▶ Written exercise
From the very first line of the data to the line containing "-167, -203, -240];", retype everything exactly, leaving the pictures behind.

▶ Collected data
■ ■ ■

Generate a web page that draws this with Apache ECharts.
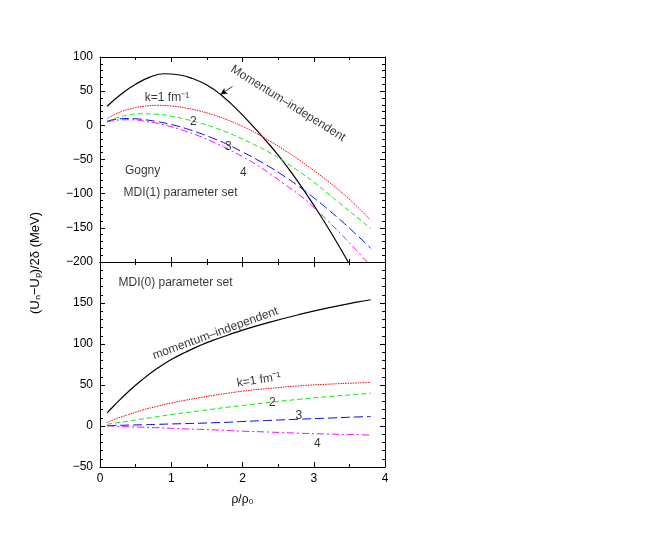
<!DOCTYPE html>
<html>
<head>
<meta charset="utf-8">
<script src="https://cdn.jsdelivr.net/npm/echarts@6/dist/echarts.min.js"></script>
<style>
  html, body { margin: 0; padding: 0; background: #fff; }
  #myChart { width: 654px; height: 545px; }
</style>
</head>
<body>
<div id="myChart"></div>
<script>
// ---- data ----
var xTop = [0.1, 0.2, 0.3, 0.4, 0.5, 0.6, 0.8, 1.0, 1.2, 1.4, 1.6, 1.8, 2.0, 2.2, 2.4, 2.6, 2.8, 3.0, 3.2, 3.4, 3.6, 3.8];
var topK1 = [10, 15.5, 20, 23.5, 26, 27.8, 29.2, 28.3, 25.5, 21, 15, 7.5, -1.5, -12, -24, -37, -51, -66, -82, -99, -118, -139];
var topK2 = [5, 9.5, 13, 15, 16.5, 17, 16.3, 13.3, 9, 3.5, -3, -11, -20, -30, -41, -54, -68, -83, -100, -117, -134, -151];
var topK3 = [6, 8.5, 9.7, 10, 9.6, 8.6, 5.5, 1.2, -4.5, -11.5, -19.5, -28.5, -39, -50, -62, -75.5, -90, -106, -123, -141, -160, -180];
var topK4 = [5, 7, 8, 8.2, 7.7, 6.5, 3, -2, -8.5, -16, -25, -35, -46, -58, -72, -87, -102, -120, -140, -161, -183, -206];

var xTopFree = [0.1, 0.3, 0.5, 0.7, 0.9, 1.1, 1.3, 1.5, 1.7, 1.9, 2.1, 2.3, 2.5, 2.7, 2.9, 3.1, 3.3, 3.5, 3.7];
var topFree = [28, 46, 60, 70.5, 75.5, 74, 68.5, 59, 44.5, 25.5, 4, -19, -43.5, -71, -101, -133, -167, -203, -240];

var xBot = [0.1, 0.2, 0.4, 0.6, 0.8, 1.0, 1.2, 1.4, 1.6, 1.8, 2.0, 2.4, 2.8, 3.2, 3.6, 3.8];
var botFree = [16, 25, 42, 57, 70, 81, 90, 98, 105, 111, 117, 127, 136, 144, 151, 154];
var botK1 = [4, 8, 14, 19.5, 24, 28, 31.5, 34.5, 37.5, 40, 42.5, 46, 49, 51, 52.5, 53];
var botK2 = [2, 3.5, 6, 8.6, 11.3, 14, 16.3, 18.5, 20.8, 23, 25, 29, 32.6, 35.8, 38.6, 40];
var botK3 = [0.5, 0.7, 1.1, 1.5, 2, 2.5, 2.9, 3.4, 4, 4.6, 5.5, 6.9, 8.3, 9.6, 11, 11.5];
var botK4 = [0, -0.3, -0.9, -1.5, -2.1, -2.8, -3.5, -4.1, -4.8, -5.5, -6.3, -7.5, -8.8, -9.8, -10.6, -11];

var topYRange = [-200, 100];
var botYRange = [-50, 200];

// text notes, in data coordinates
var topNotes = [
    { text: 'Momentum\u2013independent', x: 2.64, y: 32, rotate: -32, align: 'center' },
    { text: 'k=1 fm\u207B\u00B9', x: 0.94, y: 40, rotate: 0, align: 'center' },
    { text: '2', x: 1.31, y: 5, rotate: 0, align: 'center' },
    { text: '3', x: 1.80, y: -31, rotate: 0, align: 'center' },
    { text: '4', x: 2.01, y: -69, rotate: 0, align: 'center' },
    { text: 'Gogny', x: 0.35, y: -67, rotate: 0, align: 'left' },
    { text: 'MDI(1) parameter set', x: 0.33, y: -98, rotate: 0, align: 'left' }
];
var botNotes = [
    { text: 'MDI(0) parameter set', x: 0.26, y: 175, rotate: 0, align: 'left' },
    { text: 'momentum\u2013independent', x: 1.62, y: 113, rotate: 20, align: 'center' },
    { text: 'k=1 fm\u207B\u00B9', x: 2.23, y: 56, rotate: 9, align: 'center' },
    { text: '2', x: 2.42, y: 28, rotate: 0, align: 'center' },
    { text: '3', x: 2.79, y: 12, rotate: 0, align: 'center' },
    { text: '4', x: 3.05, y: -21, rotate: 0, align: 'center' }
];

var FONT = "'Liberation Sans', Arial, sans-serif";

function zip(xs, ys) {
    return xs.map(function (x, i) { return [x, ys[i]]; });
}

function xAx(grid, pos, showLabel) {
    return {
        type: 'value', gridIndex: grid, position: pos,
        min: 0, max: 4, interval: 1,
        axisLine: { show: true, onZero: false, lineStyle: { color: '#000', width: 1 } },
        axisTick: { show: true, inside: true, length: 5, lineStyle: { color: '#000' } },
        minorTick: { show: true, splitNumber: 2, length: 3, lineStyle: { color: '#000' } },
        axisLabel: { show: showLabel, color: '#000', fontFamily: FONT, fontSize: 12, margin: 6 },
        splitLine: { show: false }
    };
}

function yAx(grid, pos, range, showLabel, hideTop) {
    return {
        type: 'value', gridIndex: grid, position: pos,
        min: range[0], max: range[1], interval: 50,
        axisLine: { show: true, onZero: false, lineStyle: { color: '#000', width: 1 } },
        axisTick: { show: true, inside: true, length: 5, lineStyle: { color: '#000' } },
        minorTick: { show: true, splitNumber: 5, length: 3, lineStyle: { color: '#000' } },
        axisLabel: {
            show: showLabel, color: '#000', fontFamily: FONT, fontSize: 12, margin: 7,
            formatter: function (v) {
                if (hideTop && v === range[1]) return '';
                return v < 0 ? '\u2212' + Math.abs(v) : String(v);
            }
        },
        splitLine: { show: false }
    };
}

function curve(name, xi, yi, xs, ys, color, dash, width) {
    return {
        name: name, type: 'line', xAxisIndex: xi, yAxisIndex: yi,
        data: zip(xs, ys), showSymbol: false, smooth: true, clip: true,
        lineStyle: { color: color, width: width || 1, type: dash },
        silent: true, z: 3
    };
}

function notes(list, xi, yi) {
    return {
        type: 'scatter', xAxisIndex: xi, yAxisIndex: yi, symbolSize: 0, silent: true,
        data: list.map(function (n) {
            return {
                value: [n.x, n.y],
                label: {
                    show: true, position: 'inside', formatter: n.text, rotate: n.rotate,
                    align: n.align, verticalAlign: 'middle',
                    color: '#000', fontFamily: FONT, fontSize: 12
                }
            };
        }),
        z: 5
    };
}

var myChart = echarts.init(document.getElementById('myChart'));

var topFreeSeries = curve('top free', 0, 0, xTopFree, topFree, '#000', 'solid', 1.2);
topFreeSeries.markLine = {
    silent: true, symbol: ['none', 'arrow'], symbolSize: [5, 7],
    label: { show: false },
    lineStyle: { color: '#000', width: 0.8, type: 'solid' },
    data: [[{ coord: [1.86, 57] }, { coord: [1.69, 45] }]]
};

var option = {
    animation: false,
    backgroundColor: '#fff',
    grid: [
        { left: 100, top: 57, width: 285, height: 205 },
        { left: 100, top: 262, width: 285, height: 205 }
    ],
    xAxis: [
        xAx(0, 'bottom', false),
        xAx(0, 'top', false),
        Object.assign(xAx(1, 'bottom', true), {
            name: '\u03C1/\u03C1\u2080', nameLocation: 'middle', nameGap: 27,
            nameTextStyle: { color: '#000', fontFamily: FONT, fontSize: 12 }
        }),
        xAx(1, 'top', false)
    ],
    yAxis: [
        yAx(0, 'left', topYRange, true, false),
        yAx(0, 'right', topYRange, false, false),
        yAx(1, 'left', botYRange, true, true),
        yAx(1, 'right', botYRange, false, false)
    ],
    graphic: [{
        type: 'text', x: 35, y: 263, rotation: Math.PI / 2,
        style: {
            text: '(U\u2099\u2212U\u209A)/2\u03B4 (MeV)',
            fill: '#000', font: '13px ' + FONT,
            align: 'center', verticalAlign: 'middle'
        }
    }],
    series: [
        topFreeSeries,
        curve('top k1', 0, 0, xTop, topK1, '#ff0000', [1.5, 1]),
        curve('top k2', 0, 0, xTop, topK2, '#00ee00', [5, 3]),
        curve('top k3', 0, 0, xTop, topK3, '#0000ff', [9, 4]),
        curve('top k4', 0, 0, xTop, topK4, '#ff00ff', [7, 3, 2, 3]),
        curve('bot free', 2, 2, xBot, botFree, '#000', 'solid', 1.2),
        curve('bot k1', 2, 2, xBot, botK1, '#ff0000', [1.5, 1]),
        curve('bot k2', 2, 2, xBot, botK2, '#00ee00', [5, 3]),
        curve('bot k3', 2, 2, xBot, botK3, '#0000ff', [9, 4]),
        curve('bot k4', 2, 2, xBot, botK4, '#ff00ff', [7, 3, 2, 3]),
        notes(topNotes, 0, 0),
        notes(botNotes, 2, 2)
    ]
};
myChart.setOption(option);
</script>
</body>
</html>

■ ■ ■

▶ Answer to the exercise
Generate a web page that draws this with Apache ECharts.
<!DOCTYPE html>
<html>
<head>
<meta charset="utf-8">
<script src="https://cdn.jsdelivr.net/npm/echarts@6/dist/echarts.min.js"></script>
<style>
  html, body { margin: 0; padding: 0; background: #fff; }
  #myChart { width: 654px; height: 545px; }
</style>
</head>
<body>
<div id="myChart"></div>
<script>
// ---- data ----
var xTop = [0.1, 0.2, 0.3, 0.4, 0.5, 0.6, 0.8, 1.0, 1.2, 1.4, 1.6, 1.8, 2.0, 2.2, 2.4, 2.6, 2.8, 3.0, 3.2, 3.4, 3.6, 3.8];
var topK1 = [10, 15.5, 20, 23.5, 26, 27.8, 29.2, 28.3, 25.5, 21, 15, 7.5, -1.5, -12, -24, -37, -51, -66, -82, -99, -118, -139];
var topK2 = [5, 9.5, 13, 15, 16.5, 17, 16.3, 13.3, 9, 3.5, -3, -11, -20, -30, -41, -54, -68, -83, -100, -117, -134, -151];
var topK3 = [6, 8.5, 9.7, 10, 9.6, 8.6, 5.5, 1.2, -4.5, -11.5, -19.5, -28.5, -39, -50, -62, -75.5, -90, -106, -123, -141, -160, -180];
var topK4 = [5, 7, 8, 8.2, 7.7, 6.5, 3, -2, -8.5, -16, -25, -35, -46, -58, -72, -87, -102, -120, -140, -161, -183, -206];

var xTopFree = [0.1, 0.3, 0.5, 0.7, 0.9, 1.1, 1.3, 1.5, 1.7, 1.9, 2.1, 2.3, 2.5, 2.7, 2.9, 3.1, 3.3, 3.5, 3.7];
var topFree = [28, 46, 60, 70.5, 75.5, 74, 68.5, 59, 44.5, 25.5, 4, -19, -43.5, -71, -101, -133, -167, -203, -240];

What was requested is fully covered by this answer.